■ Request
Any pictures should be left out; please print exactly the lines between the line with "Convert this chart to matplotlib code." and the line with "import numpy as np", inclusive.

■ Record list
|---|

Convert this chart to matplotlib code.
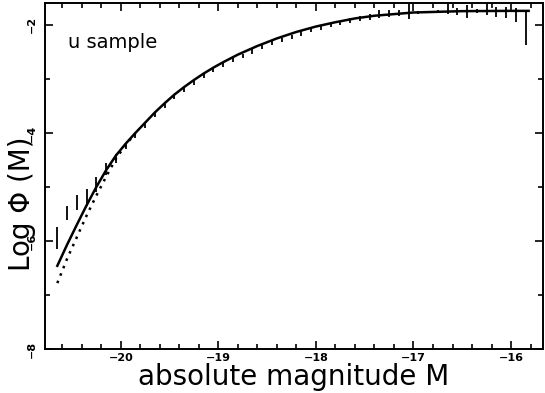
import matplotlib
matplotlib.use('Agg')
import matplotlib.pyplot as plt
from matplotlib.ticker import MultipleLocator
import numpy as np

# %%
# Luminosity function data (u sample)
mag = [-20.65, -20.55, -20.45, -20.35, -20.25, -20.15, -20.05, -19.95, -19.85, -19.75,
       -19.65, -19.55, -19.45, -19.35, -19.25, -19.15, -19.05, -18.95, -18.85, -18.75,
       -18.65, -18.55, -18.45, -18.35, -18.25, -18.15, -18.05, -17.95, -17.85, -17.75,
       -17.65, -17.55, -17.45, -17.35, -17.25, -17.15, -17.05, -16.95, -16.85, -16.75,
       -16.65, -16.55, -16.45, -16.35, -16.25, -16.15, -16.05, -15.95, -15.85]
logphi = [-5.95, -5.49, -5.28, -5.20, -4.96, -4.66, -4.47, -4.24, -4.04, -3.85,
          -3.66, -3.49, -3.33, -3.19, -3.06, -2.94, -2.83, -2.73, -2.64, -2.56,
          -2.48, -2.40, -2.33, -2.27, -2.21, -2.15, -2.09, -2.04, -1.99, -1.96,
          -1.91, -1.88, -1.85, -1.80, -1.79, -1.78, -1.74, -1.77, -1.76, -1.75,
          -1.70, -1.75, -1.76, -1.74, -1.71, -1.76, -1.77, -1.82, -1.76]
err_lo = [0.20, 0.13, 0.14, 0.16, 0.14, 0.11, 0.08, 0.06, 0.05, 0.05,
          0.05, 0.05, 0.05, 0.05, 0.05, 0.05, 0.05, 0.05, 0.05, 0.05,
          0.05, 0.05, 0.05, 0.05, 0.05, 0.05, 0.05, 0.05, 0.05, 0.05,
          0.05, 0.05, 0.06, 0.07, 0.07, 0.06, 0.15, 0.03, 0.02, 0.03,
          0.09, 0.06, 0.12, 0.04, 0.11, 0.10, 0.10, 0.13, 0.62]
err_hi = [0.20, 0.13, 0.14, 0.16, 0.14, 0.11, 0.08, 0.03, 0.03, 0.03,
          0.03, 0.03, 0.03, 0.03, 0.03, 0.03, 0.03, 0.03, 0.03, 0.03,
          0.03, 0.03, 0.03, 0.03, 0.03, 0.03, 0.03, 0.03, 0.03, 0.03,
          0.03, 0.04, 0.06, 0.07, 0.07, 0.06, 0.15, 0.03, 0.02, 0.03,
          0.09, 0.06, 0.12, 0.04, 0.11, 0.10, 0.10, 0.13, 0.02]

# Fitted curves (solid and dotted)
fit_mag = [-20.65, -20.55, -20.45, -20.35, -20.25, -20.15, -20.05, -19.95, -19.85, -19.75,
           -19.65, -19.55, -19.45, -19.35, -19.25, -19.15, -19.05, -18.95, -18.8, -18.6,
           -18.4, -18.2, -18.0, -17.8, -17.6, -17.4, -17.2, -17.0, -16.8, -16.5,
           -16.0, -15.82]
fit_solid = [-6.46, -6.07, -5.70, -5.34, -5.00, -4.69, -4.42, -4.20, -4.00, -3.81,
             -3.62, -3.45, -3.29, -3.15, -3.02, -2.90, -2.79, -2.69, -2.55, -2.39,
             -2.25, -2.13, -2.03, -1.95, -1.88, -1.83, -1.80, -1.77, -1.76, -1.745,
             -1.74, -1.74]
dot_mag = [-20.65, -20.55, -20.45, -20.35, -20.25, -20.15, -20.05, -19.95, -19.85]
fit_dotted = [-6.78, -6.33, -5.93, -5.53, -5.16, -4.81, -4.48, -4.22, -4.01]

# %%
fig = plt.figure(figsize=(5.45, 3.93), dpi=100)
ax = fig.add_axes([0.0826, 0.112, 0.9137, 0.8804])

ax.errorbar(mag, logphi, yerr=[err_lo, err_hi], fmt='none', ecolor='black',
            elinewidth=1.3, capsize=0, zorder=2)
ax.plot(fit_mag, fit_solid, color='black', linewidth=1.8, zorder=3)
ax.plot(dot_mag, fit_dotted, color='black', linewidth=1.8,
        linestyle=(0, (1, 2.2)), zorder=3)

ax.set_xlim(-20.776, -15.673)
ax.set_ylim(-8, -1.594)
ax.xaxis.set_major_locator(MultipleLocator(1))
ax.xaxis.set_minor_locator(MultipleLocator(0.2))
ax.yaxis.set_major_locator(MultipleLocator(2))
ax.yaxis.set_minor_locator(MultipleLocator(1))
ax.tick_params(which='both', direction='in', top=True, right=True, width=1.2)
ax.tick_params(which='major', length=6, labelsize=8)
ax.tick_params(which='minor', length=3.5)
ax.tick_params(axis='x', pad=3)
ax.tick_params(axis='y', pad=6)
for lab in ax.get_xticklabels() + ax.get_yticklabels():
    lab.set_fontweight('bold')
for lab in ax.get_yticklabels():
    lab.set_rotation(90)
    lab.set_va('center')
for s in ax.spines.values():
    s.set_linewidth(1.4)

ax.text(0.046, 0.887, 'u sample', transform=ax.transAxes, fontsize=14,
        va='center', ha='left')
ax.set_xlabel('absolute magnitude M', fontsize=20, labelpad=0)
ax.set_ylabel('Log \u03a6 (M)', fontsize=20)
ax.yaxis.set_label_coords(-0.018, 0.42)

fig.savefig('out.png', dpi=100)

|---|

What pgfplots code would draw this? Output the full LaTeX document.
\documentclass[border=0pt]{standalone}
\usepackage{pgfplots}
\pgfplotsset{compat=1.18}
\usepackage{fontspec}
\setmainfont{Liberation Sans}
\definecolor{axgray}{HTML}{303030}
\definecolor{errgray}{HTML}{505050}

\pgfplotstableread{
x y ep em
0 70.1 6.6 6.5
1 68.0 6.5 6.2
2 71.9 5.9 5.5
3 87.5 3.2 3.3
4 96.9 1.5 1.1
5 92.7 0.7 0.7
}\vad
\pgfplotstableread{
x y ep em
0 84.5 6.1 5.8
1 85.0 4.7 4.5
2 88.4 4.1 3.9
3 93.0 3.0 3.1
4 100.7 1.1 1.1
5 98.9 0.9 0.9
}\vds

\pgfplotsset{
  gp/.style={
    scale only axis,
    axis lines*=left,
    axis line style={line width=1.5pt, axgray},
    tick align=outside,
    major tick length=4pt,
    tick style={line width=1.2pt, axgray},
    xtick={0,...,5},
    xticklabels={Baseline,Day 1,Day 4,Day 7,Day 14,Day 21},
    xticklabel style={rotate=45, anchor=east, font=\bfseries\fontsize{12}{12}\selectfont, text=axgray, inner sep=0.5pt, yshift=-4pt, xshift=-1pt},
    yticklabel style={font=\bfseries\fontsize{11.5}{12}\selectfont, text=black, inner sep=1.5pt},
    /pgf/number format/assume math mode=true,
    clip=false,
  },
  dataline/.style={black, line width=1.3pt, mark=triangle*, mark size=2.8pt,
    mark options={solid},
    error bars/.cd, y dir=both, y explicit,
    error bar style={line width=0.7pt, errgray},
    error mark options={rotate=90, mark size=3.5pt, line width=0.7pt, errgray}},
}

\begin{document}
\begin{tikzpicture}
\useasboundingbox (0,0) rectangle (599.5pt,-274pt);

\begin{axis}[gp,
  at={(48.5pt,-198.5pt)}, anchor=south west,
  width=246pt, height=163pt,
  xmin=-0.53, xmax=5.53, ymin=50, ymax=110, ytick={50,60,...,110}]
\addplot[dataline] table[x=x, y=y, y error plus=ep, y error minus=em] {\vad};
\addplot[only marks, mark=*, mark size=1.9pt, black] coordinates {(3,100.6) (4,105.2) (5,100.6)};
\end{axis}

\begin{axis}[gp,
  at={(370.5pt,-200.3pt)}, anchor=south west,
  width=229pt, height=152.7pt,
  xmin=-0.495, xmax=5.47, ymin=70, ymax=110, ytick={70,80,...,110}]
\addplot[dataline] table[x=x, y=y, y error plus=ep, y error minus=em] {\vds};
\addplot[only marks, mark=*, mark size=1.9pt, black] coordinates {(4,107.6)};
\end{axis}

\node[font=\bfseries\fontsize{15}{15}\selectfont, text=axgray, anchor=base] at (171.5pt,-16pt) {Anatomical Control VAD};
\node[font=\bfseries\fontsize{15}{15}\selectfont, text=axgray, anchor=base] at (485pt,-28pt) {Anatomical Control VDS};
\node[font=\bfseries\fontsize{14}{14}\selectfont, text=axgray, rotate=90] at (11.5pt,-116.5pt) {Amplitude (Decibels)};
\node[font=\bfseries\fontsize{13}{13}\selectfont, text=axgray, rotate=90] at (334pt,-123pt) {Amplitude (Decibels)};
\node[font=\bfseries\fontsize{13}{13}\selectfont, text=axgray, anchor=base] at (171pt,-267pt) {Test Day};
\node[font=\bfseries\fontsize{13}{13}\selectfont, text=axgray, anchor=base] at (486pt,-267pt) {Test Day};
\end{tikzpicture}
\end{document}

|---|

■ Exercise answer
Convert this chart to matplotlib code.
import matplotlib
matplotlib.use('Agg')
import matplotlib.pyplot as plt
from matplotlib.ticker import MultipleLocator
import numpy as np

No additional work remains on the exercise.